Quinze ans après sa suspension, Madagascar accède pour la première fois à la présidence tournante de la Communauté de développement de l’Afrique australe (SADC). Une étape majeure qui confirme son retour sur la scène régionale, dans un contexte de tensions politiques et économiques.
Une présidence aux enjeux multiples
La SADC fonctionne à travers une double Troïka :
- La Troïka du Sommet, organe suprême de décision et d’orientation stratégique.
- La Troïka de l’Organe, focalisée sur la politique, la défense et la sécurité.
Andry Rajoelina siège actuellement dans la Troïka du Sommet aux côtés du Zimbabwe (présidence sortante) et de l’Angola. La présidence malgache avait salué cette désignation comme une « étape historique affirmant le rôle de leader régional de Madagascar ».
Cette responsabilité intervient alors qu’Antananarivo cherche à accroître son influence diplomatique, après la tentative, en février 2025, de faire élire Richard Randriamandrato à la tête de la Commission de l’Union africaine.
Un contexte économique et diplomatique délicat
La SADC représente un bloc économique dont le produit intérieur brut combiné dépasse 841 milliards de dollars. Pourtant, les défis sont immenses :
- Réduction des financements américains : l’administration Trump a annoncé des coupes dans certains programmes, notamment l’USAID.

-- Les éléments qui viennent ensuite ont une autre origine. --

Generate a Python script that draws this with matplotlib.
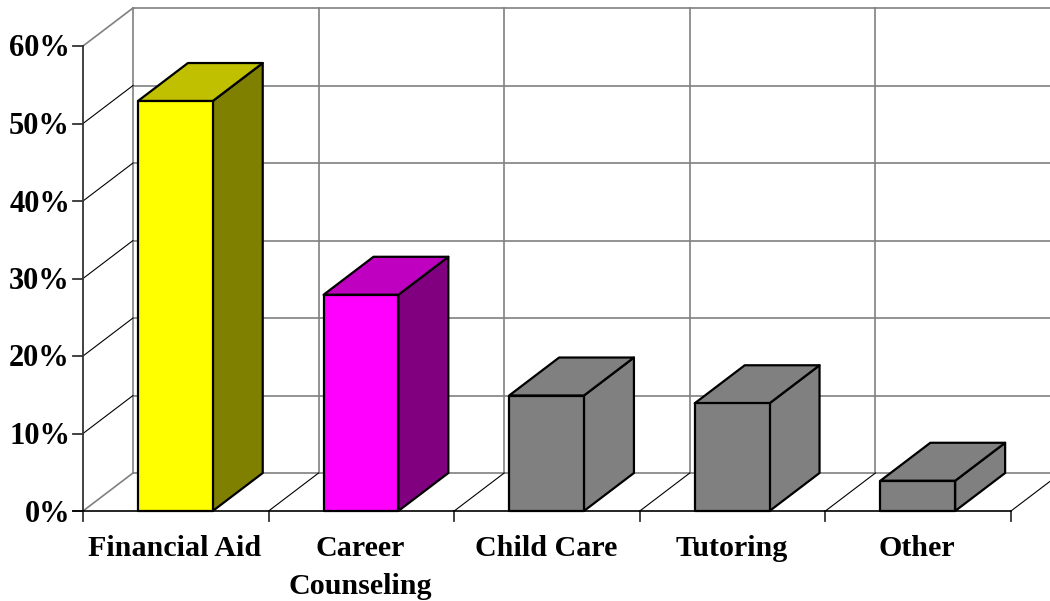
import numpy as np
import matplotlib
matplotlib.use('Agg')
import matplotlib.pyplot as plt
from matplotlib.patches import Polygon

plt.rc('font', family='Liberation Serif', weight='bold')

categories = ['Financial Aid', 'Career\nCounseling', 'Child Care', 'Tutoring', 'Other']
values = [52.9, 27.9, 14.9, 13.9, 3.9]
tick_values = [0, 10, 20, 30, 40, 50, 60]
tick_labels = ['0%', '10%', '20%', '30%', '40%', '50%', '60%']
front_colors = ['#ffff00', '#ff00ff', '#808080', '#808080', '#808080']
top_colors = ['#c0c000', '#c000c0', '#808080', '#808080', '#808080']
side_colors = ['#808000', '#800080', '#808080', '#808080', '#808080']

W, H = 1050, 601
# depth of the fake 3d box, in data units
dx = 50 / 185.6
dy = 38 / 7.75
bar_left = 0.296
bar_width = 0.403

fig = plt.figure(figsize=(W / 100, H / 100), dpi=100)
ax = fig.add_axes([83 / W, 1 - 511 / H, 928 / W, 465 / H])
ax.set_xlim(0, 5)
ax.set_ylim(0, 60)
ax.axis('off')

grey_kw = dict(color='#808080', lw=1.2, clip_on=False, zorder=1)
thin_kw = dict(color='black', lw=0.8, clip_on=False, zorder=1)
dark_kw = dict(color='#333333', lw=1.3, clip_on=False, zorder=2)

# back wall grid
for t in tick_values:
    ax.plot([dx, 5 + dx], [t + dy, t + dy], **grey_kw)
for i in range(0, 5):
    ax.plot([i + dx, i + dx], [dy, 60 + dy], **grey_kw)

# side wall diagonals, only the top and bottom ones are grey
for t in tick_values:
    ax.plot([0, dx], [t, t + dy], **(grey_kw if t in (0, 60) else thin_kw))

# floor diagonals
for i in range(1, 6):
    ax.plot([i, i + dx], [0, dy], **thin_kw)

# bars
for i, v in enumerate(values):
    x0 = i + bar_left
    x1 = x0 + bar_width
    front = [(x0, 0), (x1, 0), (x1, v), (x0, v)]
    side = [(x1, 0), (x1 + dx, dy), (x1 + dx, v + dy), (x1, v)]
    top = [(x0, v), (x1, v), (x1 + dx, v + dy), (x0 + dx, v + dy)]
    for pts, c in [(side, side_colors[i]), (top, top_colors[i]), (front, front_colors[i])]:
        ax.add_patch(Polygon(pts, closed=True, facecolor=c, edgecolor='black',
                             lw=1.6, joinstyle='round', clip_on=False, zorder=3))

# axis lines
ax.plot([-0.054, 5], [0, 0], color='black', lw=1.2, clip_on=False, zorder=4)
ax.plot([0, 0], [0, 60], **dark_kw)

# ticks and labels
for t, lab in zip(tick_values, tick_labels):
    ax.plot([-0.054, 0], [t, t], **dark_kw)
    ax.annotate(lab, (0, t), xytext=(-13, -3), textcoords='offset pixels', ha='right',
                va='center', fontsize=22, annotation_clip=False)
for i in range(6):
    ax.plot([i, i], [0, -1.3], **dark_kw)
for i, c in enumerate(categories):
    ax.annotate(c, (i + 0.5, 0), xytext=(-1, -24), textcoords='offset pixels', ha='center',
                va='top', fontsize=21.6, linespacing=1.5, annotation_clip=False)

fig.savefig('out.png', dpi=100, facecolor='white')
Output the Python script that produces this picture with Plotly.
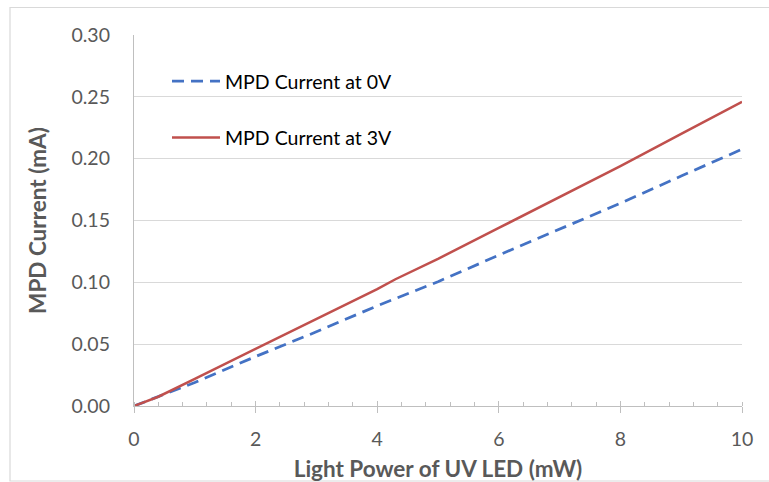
import plotly.graph_objects as go

power_0v = [0, 0.4, 1, 2, 3, 4, 5, 6, 7, 8, 9, 10]
current_0v = [0, 0.0075, 0.019, 0.040, 0.060, 0.081, 0.1005, 0.122, 0.143, 0.164, 0.186, 0.2076]

power_3v = [0, 0.4, 1, 2, 2.4, 3, 4, 4.3, 5, 6, 7, 7.5, 8, 9, 10]
current_3v = [0, 0.0075, 0.022, 0.046, 0.056, 0.070, 0.0945, 0.1025, 0.119, 0.144, 0.169, 0.181, 0.194, 0.220, 0.246]

name_0v = "MPD Current at 0V"
name_3v = "MPD Current at 3V"
x_title = "Light Power of UV LED (mW)"
y_title = "MPD Current (mA)"

FONT = "Lato"
GRAY = "#595959"

fig = go.Figure()
fig.add_trace(go.Scatter(x=power_0v, y=current_0v, mode="lines", name=name_0v,
                         legendgroup="a",
                         line=dict(color="#4472C4", width=2.75, dash="12px,7px")))
fig.add_trace(go.Scatter(x=power_3v, y=current_3v, mode="lines", name=name_3v,
                         legendgroup="b",
                         line=dict(color="#C0504D", width=2.5)))
# helper trace for inside ticks on x axis
fig.add_trace(go.Scatter(x=[0, 10], y=[0, 0], xaxis="x2", mode="lines",
                         line=dict(width=0), showlegend=False, hoverinfo="skip"))

W, H = 769, 482
L, R, T, B = 134, 27, 35, 76
pw, ph = W - L - R, H - T - B

fig.update_layout(
    width=W, height=H,
    margin=dict(l=L, r=R, t=T, b=B, autoexpand=False),
    paper_bgcolor="white", plot_bgcolor="white",
    font=dict(family=FONT, color=GRAY, size=19),
    showlegend=True,
    legend=dict(x=(167 - L) / pw, y=(406 - 62) / ph, xanchor="left", yanchor="top",
                bgcolor="rgba(0,0,0,0)", font=dict(size=19.5, color="#000000", family=FONT),
                tracegroupgap=28, itemwidth=48),
    xaxis=dict(range=[0, 10], dtick=2, tick0=0, showgrid=False, zeroline=False,
               automargin=False,
               showline=True, linecolor="#bfbfbf", linewidth=1.2,
               ticks="outside", ticklen=6, tickcolor="#bfbfbf", tickwidth=1.2,
               minor=dict(dtick=0.4, tick0=0, ticks="inside", ticklen=4,
                          tickcolor="#bfbfbf", tickwidth=1.2, showgrid=False),
               tickfont=dict(size=19.5, color=GRAY, family=FONT),
               ticklabelstandoff=9,
               title=dict(text="<b>" + x_title + "</b>", standoff=15,
                          font=dict(size=22.5, color=GRAY, family=FONT))),
    xaxis2=dict(range=[0, 10], overlaying="x", side="bottom", dtick=2, tick0=0,
                automargin=False,
                showticklabels=False, showgrid=False, zeroline=False, showline=False,
                ticks="inside", ticklen=5, tickcolor="#bfbfbf", tickwidth=1.2),
    yaxis=dict(range=[0, 0.30], dtick=0.05, tickformat=".2f", showgrid=True,
               automargin=False,
               gridcolor="#d9d9d9", gridwidth=1.2, zeroline=False,
               showline=True, linecolor="#bfbfbf", linewidth=1.2, ticks="",
               tickfont=dict(size=19.5, color=GRAY, family=FONT),
               ticklabelstandoff=19,
               title=dict(text="<b>" + y_title + "</b>", standoff=18,
                          font=dict(size=22.5, color=GRAY, family=FONT))),
    shapes=[dict(type="rect", xref="paper", yref="paper",
                 x0=(10 - L) / pw, x1=(780 - L) / pw,
                 y0=(406 - 481) / ph, y1=(406 - 7.5) / ph,
                 line=dict(color="#d9d9d9", width=1.2), fillcolor="rgba(0,0,0,0)",
                 layer="below")],
)

fig.write_html("out.html")
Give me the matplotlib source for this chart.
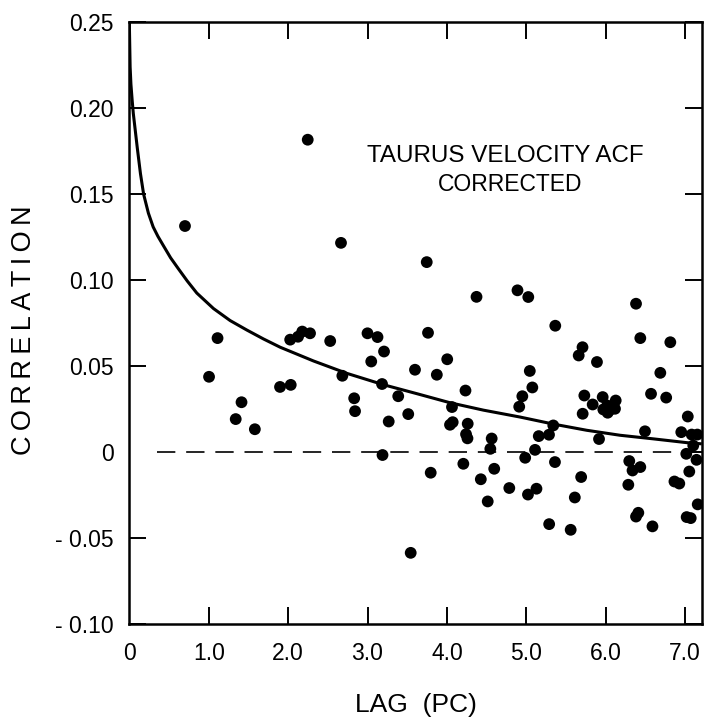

- Incertitudes autour de l’AGOA : ce régime préférentiel d’accès au marché américain est vital pour des pays comme l’Afrique du Sud, ou la Zambie.
À ces enjeux s’ajoute l’insécurité alimentaire, qui touche plus de 40 millions de personnes chaque année dans la région, selon le Programme régional d’évaluation de la vulnérabilité de la SADC. Les causes : pauvreté persistante, effets du changement climatique et conflits internes.
Une SADC face aux crises régionales
Depuis un an, la SADC a dû gérer plusieurs crises, notamment :
- La crise post-électorale au Mozambique, où le scrutin d’octobre 2024 a provoqué des troubles civils.
- La situation en RDC, marquée par la résurgence des rebelles du M23.
Après avoir prolongé le mandat de la Mission de la SADC en RDC (SAMIDRC) en novembre 2024, les chefs d’État ont décidé en mars 2025 de mettre fin à cette mission, actant un retrait progressif des troupes.
Madagascar face au défi du leadership régional
L’arrivée de Madagascar à la tête de la SADC se joue dans un environnement dominé par les grandes puissances régionales, notamment l’Afrique du Sud. Ce leadership sud-africain, considéré comme parfois trop prépondérant, soulève des débats sur l’équilibre interne de l’organisation.
Le professeur Saurombe Amos, membre du BRICS Think Tanks Council, souligne que « ces divergences pourraient freiner les objectifs d’intégration régionale ». De son côté, ISS Africa a mis en garde contre « le manque de cohésion » au sein de la SADC, illustré par la gestion difficile de la SAMIDRC.
Pour Antananarivo, ce mandat représente l’opportunité de prouver qu’un leadership intermédiaire peut dynamiser l’intégration régionale. Madagascar pourrait ainsi promouvoir :
- L’accélération de la Zone de libre-échange continentale africaine (ZLECAF).
- Le développement de l’interconnexion énergétique dans le sud du continent.
En assumant la présidence de la SADC, Andry Rajoelina devra conjuguer ambition diplomatique et pragmatisme pour s’imposer comme un acteur central dans la stabilité et la croissance de l’Afrique australe.